You can see what they meant. Wilson is a gentle man whose appearance is disarming but whose personality puts you at ease. He says he can’t really remember ever being angry.
As a teenager, he went through his “normal rebellious” phase, he says. That’s around the time he met his wife, who has been his “rock” ever since.
Teresa Wilson — Orthodox name, Josefina — has participated in her husband’s passions fully. If she was at first reluctant, it didn’t show with time, as she eventually followed her husband head first off each diving board. “I always thought, ‘I really love him, so let’s do this for him,'” remarked Teresa, a cook in a senior living facility.
The two live a simple existence in a small, rural Lawrence farmhouse. Teresa grows a lot of their food in her meticulously kept garden. Their property, which is engulfed in vegetation, is strikingly calm, the sounds of nature the only interruption.
“I am drawn to the stillness of the world,” Michael said. “We say the future language is stillness. The more we can be quiet, the more we can hear God.”
Wilson contemplates rather than watching TV or poking at a smartphone, gripping a rosary and staring out his picture window. He has a chapel in his house where and he his wife hold services when they can’t afford the gas to drive to Kansas City. He also spends a lot of time studying and praying in his “cell,” a reconfigured shed filled with books, candles and pictures of Christian saints.
Always in his heart
St. Mary of Egypt Orthodox Church is located on the third floor of a nondescript brick building in inner-city Kansas City. Services are held in a modest room that smells like a used bookstore. Parishioners take off their shoes upon entering; some kiss the floor.
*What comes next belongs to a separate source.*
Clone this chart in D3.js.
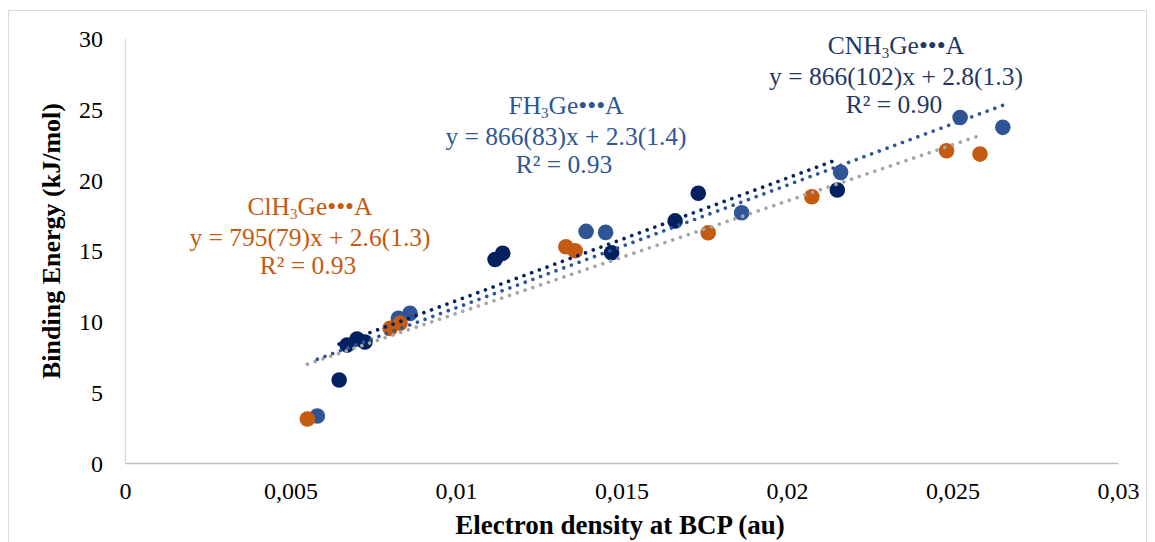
<!DOCTYPE html>
<html>
<head>
<meta charset="utf-8">
<script src="https://cdn.jsdelivr.net/npm/d3@7"></script>
<style>
  body { margin: 0; background: #fff; }
  text { font-family: "Liberation Serif", "Times New Roman", serif; }
</style>
</head>
<body>
<svg id="chart" width="1155" height="542"></svg>
<script>
var width = 1155, height = 542

// electron density (au) / binding energy (kJ/mol) per series
var fhX  = [0.00581, 0.00826, 0.00861, 0.01393, 0.01452, 0.01863, 0.02162, 0.02523, 0.02652]
var fhY  = [3.32, 10.22, 10.57, 16.36, 16.29, 17.68, 20.53, 24.41, 23.71]
var cnX  = [0.00647, 0.00671, 0.00701, 0.00725, 0.01118, 0.01141, 0.0147, 0.01662, 0.01732, 0.02152]
var cnY  = [5.86, 8.33, 8.76, 8.55, 14.37, 14.81, 14.85, 17.1, 19.05, 19.28]
var clX  = [0.00551, 0.00801, 0.00831, 0.01332, 0.0136, 0.01762, 0.02075, 0.02482, 0.02583]
var clY  = [3.11, 9.51, 9.87, 15.28, 14.99, 16.26, 18.81, 22.06, 21.82]

var seriesNames = ["FH3Ge", "CNH3Ge", "ClH3Ge"]
var slopes = [866, 866, 795]
var intercepts = [2.3, 2.8, 2.6]
var equations = ["y = 866(83)x + 2.3(1.4)", "y = 866(102)x + 2.8(1.3)", "y = 795(79)x + 2.6(1.3)"]
var r2 = ["R² = 0.93", "R² = 0.90", "R² = 0.93"]

var xTicks = [0, 0.005, 0.01, 0.015, 0.02, 0.025, 0.03]
var xTickLabels = ["0", "0,005", "0,01", "0,015", "0,02", "0,025", "0,03"]
var yTicks = [0, 5, 10, 15, 20, 25, 30]

var dotColors = ["#2f5597", "#002060", "#c55a11"]
var lineColors = ["#2f5597", "#002060", "#a5a5a5"]

var serif = "'Liberation Serif', 'Times New Roman', serif"
var svg = d3.select("#chart")

var x = d3.scaleLinear().domain([0, 0.03]).range([125, 1118])
var y = d3.scaleLinear().domain([0, 30]).range([463, 38.3])

// outer frame
svg.append("rect")
  .attr("x", 8.5).attr("y", 10.5)
  .attr("width", 1138).attr("height", 540)
  .attr("fill", "none").attr("stroke", "#d9d9d9")

// axes
var yAxis = svg.append("g")
  .attr("transform", "translate(125,0)")
  .call(d3.axisLeft(y).tickValues(yTicks).tickSize(0).tickPadding(22))
yAxis.attr("font-family", serif).attr("font-size", 24)
yAxis.select(".domain").attr("stroke", "#d9d9d9").attr("stroke-width", 1.3)
yAxis.selectAll("text").attr("fill", "#000").attr("dy", "0.34em")

var xAxis = svg.append("g")
  .attr("transform", "translate(0,463)")
  .call(d3.axisBottom(x).tickValues(xTicks).tickSize(0).tickPadding(19)
    .tickFormat((d, i) => xTickLabels[i]))
xAxis.attr("font-family", serif).attr("font-size", 24)
xAxis.select(".domain").attr("stroke", "#bfbfbf").attr("stroke-width", 1.3)
xAxis.selectAll("text").attr("fill", "#000")

svg.append("text")
  .attr("x", 620).attr("y", 534)
  .attr("text-anchor", "middle")
  .style("font-size", "27px").style("font-weight", "bold")
  .text("Electron density at BCP (au)")

svg.append("text")
  .attr("transform", "translate(60,241) rotate(-90)")
  .attr("text-anchor", "middle")
  .style("font-size", "26px").style("font-weight", "bold")
  .text("Binding Energy (kJ/mol)")

// points
var allX = [fhX, cnX, clX], allY = [fhY, cnY, clY]
allX.forEach((xs, s) => {
  svg.append("g").selectAll("circle")
    .data(xs.map((v, i) => [v, allY[s][i]]))
    .enter().append("circle")
    .attr("cx", d => x(d[0]))
    .attr("cy", d => y(d[1]))
    .attr("r", 7.8)
    .attr("fill", dotColors[s])
})

// trendlines, drawn on top, spanning each series' x range
var order = [2, 0, 1]
order.forEach(s => {
  var ext = d3.extent(allX[s])
  svg.append("line")
    .attr("x1", x(ext[0])).attr("y1", y(slopes[s] * ext[0] + intercepts[s]))
    .attr("x2", x(ext[1])).attr("y2", y(slopes[s] * ext[1] + intercepts[s]))
    .attr("stroke", lineColors[s])
    .attr("stroke-width", 3.6)
    .attr("stroke-linecap", "round")
    .attr("stroke-dasharray", "0.01 8.2")
})

// equation labels
var labelPos = [[566, 116], [896, 56], [310, 217]]
var labelColor = ["#2f5597", "#1f3864", "#c55a11"]
seriesNames.forEach((name, s) => {
  var g = svg.append("g").attr("fill", labelColor[s]).style("font-size", "25.5px")
  var t = g.append("text")
    .attr("x", labelPos[s][0]).attr("y", labelPos[s][1] - 2)
    .attr("text-anchor", "middle")
  var parts = name.split("3")
  t.append("tspan").text(parts[0])
  t.append("tspan").attr("dy", 4).style("font-size", "15px").text("3")
  t.append("tspan").attr("dy", -4).text(parts[1] + "•••A")
  g.append("text")
    .attr("x", labelPos[s][0]).attr("y", labelPos[s][1] + 28.5)
    .attr("text-anchor", "middle").text(equations[s])
  g.append("text")
    .attr("x", labelPos[s][0] - 2).attr("y", labelPos[s][1] + 57)
    .attr("text-anchor", "middle").text(r2[s])
})
</script>
</body>
</html>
During liturgy on a recent Sunday morning, women in drab-colored head scarves and breezy dresses bowed in prayer and sang in harmony. Congregants sauntered by a large tub in the middle of the floor, dabbing their hands in holy water. Burning candles gave the room a mystical aura, making one question whether it was smoke or something less easily explained.
Wilson, in a flowing, tan robe, read scripture in front of the youthful, multiracial congregation. A woman held a decorative umbrella the colors of Christmas over him, a tradition borrowed from the Ethiopian Orthodoxy, while altar boys in orange and gold robes gripped candles close to their chests. Wilson’s soft, singsongy speech was drowned out by fans blowing stale air at the floral-patterned drapes.
The deacon shook a censer, walking through its smoke, its bells jingling. He looked to be bobbing to the beat, like he was back in the reggae hall. He turned his back to the congregants, his dreadlocks facing them, them answering his calls.
When it was time for Altschul’s sermon, the kids gathered on the carpet like obedient kindergartners at story time.
“The path to the kingdom of God runs through the heart,” the priest said.
While Altschul’s message was meant to be universal, he could just have easily have been referring to his disciple.
“We all have our paths,” Wilson explained on a recent day at his Lawrence home. “Even in my rebellious days, as a teenager, I was really seeking God. I was seeking a life of prayer and a life of simple living and quietness and peace. Inner peace is the goal, and that’s what Christ gives you.”
Has he discovered inner peace yet?
“I’m beginning to find it,” he said, in a deep, muted monotone. “I’ve tasted it.”